A faction led by Michael Flynn, Trump's National Security Advisor, wants to add the Brotherhood to the State Department and U.S. Treasury lists of foreign terrorist organizations, the sources said.
"I know it has been discussed. I'm in favor of it," said a Trump transition advisor, who declined to be named because of the sensitivity of the issue.
Egypt, Saudi Arabia, the United Arab Emirates among others have designated the group on their terrorist lists, and Trump's nominee for Secretary of State, Rex Tillerson, described the Brotherhood an "an agent of radical Islam", during his Senate confirmation hearing.
The advisor said Flynn's team discussed adding the group to the U.S. list of terrorist groups but said it was ultimately unclear when or even if the administration ultimately would go ahead with such a move.

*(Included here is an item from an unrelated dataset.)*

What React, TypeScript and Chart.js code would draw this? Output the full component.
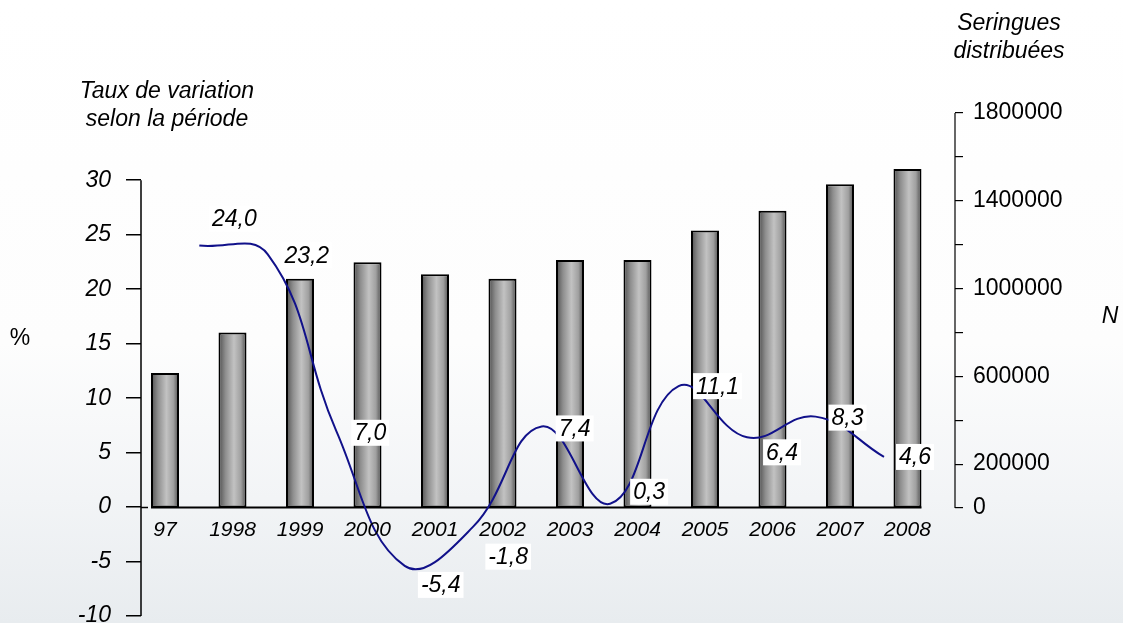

Other Trump advisors, as well as many veteran national security, diplomatic, law enforcement and intelligence officials argue the Brotherhood has evolved peacefully in some countries, according to officials and people close to Trump's entourage.
They worry that a U.S. move to designate the entire Brotherhood a terrorist group would complicate relations with Turkey, a key American ally in the fight against Islamic State, and where the Islamist-rooted AKP Party that dominates the Turkish government of President Recep Tayyip Erdogan is in power. Tunisia's Islamist Ennahda Party has also participated in democratic elections.
The Muslim Brotherhood in Egypt, the country's oldest Islamist movement, was designated as a terrorist organization in that country in 2013.
It is not clear which faction within the U.S. administration has the upper hand, and Senator Ted Cruz and Representative Mario Diaz-Balart this month introduced legislation to add the Brotherhood to the terrorist list.
There was no immediate comment from the White House.